-- Start of Entries supplied --

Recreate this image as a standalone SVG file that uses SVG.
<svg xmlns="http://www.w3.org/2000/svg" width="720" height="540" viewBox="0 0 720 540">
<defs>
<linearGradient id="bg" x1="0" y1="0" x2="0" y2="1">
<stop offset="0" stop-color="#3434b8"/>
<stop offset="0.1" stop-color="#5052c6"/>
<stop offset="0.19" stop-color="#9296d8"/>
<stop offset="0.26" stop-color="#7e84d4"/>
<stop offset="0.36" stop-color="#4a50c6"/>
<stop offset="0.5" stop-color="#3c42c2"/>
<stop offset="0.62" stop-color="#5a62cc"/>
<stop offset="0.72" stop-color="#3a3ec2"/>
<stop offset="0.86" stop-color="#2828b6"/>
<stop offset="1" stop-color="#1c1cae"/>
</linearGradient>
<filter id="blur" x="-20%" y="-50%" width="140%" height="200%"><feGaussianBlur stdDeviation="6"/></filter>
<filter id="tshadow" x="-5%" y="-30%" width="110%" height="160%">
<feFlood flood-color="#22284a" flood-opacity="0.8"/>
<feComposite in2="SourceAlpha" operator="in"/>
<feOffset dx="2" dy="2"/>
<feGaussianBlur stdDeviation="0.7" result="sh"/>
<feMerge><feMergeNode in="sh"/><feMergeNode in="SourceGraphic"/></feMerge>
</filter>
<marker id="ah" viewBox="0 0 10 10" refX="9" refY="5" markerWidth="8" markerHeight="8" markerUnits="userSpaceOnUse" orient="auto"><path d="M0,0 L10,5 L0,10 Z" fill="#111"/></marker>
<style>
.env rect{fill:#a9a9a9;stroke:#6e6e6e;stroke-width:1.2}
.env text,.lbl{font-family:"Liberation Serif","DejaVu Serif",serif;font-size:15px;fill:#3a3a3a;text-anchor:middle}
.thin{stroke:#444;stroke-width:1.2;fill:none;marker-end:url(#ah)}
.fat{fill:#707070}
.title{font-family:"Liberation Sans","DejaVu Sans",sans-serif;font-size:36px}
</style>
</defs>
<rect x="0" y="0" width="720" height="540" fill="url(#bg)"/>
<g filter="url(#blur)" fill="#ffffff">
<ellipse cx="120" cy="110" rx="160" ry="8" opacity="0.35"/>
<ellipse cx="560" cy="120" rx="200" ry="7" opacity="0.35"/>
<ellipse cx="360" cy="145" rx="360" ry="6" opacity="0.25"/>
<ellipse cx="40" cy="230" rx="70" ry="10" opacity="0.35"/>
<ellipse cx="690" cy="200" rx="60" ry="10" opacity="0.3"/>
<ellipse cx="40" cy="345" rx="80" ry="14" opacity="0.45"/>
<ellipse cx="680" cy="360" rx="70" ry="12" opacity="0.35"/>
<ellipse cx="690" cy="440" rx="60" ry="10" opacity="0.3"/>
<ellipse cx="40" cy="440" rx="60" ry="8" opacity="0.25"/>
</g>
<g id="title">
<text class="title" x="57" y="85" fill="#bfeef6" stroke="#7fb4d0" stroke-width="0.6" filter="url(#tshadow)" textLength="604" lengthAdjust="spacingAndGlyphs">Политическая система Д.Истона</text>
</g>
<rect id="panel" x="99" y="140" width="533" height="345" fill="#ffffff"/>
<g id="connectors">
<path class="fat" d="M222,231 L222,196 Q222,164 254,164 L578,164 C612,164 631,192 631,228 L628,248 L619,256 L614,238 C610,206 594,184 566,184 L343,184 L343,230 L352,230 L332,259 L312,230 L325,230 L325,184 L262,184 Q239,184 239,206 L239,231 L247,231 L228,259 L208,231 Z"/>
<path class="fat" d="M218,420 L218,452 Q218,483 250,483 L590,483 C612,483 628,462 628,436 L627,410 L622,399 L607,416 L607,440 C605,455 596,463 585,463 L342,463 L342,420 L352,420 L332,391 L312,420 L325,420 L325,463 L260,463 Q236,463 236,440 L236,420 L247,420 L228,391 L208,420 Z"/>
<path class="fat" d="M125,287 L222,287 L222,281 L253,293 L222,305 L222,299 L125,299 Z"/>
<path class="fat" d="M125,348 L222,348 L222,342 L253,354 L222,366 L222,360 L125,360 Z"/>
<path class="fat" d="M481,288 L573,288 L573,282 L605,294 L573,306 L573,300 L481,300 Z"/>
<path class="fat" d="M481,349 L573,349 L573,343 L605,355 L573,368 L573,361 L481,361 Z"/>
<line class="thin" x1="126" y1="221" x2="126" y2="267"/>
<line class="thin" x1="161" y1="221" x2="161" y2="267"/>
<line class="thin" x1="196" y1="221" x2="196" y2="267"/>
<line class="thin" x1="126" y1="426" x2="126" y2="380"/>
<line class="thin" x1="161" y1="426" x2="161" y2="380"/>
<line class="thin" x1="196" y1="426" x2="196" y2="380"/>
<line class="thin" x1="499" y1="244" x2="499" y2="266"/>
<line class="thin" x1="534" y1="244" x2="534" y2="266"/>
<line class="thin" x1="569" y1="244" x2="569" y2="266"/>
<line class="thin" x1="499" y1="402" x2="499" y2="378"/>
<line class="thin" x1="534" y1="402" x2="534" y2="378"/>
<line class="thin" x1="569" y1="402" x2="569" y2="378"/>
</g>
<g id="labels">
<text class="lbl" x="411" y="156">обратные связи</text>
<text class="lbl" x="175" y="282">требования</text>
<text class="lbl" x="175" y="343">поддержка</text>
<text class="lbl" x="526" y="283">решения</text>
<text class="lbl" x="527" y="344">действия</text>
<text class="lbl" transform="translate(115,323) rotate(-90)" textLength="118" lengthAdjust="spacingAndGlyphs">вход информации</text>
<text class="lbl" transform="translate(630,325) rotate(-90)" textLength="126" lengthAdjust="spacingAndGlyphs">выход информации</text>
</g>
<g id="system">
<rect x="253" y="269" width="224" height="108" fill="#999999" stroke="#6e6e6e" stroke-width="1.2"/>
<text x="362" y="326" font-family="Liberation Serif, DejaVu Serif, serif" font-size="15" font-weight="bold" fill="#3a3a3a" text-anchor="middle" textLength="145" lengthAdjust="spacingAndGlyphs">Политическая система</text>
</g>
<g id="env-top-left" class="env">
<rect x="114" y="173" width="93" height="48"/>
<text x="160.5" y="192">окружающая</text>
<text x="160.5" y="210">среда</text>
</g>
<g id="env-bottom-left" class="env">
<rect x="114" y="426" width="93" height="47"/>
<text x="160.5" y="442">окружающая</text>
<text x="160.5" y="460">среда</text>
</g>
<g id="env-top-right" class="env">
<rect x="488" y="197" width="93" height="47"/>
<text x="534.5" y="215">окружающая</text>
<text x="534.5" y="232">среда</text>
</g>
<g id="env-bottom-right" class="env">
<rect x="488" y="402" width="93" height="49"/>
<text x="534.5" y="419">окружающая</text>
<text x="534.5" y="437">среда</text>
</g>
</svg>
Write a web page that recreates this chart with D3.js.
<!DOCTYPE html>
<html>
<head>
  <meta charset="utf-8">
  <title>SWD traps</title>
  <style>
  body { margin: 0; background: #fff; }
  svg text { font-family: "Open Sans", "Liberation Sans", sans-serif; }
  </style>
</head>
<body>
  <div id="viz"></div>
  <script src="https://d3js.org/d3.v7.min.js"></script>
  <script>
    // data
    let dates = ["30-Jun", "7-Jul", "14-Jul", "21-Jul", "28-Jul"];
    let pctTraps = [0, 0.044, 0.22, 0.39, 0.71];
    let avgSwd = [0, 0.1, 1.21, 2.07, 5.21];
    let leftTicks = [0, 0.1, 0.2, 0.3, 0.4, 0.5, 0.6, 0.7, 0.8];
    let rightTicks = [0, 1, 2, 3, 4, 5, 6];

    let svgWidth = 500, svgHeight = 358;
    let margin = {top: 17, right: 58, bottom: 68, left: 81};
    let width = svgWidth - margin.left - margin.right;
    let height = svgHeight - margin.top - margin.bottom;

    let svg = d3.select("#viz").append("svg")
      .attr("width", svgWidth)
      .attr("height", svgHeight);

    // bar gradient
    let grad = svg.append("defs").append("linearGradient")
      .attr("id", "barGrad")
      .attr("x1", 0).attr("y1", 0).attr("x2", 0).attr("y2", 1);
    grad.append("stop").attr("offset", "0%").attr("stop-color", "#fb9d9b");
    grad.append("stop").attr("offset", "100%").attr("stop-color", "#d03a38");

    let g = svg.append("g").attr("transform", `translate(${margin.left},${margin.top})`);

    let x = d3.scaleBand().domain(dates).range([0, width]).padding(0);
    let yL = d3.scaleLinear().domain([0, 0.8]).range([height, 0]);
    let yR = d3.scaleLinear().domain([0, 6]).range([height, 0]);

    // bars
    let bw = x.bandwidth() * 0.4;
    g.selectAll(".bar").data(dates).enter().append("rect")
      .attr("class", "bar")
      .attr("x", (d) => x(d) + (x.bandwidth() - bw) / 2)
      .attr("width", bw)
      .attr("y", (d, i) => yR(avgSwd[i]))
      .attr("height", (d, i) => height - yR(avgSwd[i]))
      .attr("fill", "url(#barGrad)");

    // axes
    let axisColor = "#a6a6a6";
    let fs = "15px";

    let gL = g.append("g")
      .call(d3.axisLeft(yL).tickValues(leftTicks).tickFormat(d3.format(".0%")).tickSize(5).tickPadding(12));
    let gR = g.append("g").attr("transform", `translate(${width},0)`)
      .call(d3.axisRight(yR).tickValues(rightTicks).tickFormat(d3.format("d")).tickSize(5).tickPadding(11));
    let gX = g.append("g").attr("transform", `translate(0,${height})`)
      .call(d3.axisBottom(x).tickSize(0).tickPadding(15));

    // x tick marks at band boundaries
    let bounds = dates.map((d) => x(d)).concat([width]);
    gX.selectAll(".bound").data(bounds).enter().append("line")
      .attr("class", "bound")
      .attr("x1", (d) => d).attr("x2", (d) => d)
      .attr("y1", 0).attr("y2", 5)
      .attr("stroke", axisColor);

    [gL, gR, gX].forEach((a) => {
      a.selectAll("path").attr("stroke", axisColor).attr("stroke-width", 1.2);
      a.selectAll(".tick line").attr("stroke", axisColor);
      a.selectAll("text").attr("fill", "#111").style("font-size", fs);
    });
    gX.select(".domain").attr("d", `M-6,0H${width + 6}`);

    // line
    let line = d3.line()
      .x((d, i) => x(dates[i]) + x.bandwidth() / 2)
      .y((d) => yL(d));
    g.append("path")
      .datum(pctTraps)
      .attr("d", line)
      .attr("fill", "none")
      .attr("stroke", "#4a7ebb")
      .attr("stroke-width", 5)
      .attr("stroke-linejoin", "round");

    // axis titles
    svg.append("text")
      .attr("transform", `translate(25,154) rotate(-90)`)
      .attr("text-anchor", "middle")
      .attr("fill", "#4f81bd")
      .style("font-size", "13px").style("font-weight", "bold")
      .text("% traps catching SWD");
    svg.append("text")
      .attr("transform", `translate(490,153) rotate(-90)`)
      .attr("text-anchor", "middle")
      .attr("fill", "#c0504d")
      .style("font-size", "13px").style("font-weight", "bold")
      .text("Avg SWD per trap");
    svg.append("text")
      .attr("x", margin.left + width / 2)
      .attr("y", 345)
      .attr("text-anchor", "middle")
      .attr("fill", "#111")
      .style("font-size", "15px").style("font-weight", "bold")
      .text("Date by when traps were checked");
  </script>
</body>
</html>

-- End of Entries supplied --

* _Aim_:
Copy out exactly the lines from the one with "Write a web" through the one with "let yR = d3.scaleLinear().domain([0, 6]).range([height, 0]);", counting both ends, and no other lines.

* _Full response_:
Write a web page that recreates this chart with D3.js.
<!DOCTYPE html>
<html>
<head>
  <meta charset="utf-8">
  <title>SWD traps</title>
  <style>
  body { margin: 0; background: #fff; }
  svg text { font-family: "Open Sans", "Liberation Sans", sans-serif; }
  </style>
</head>
<body>
  <div id="viz"></div>
  <script src="https://d3js.org/d3.v7.min.js"></script>
  <script>
    // data
    let dates = ["30-Jun", "7-Jul", "14-Jul", "21-Jul", "28-Jul"];
    let pctTraps = [0, 0.044, 0.22, 0.39, 0.71];
    let avgSwd = [0, 0.1, 1.21, 2.07, 5.21];
    let leftTicks = [0, 0.1, 0.2, 0.3, 0.4, 0.5, 0.6, 0.7, 0.8];
    let rightTicks = [0, 1, 2, 3, 4, 5, 6];

    let svgWidth = 500, svgHeight = 358;
    let margin = {top: 17, right: 58, bottom: 68, left: 81};
    let width = svgWidth - margin.left - margin.right;
    let height = svgHeight - margin.top - margin.bottom;

    let svg = d3.select("#viz").append("svg")
      .attr("width", svgWidth)
      .attr("height", svgHeight);

    // bar gradient
    let grad = svg.append("defs").append("linearGradient")
      .attr("id", "barGrad")
      .attr("x1", 0).attr("y1", 0).attr("x2", 0).attr("y2", 1);
    grad.append("stop").attr("offset", "0%").attr("stop-color", "#fb9d9b");
    grad.append("stop").attr("offset", "100%").attr("stop-color", "#d03a38");

    let g = svg.append("g").attr("transform", `translate(${margin.left},${margin.top})`);

    let x = d3.scaleBand().domain(dates).range([0, width]).padding(0);
    let yL = d3.scaleLinear().domain([0, 0.8]).range([height, 0]);
    let yR = d3.scaleLinear().domain([0, 6]).range([height, 0]);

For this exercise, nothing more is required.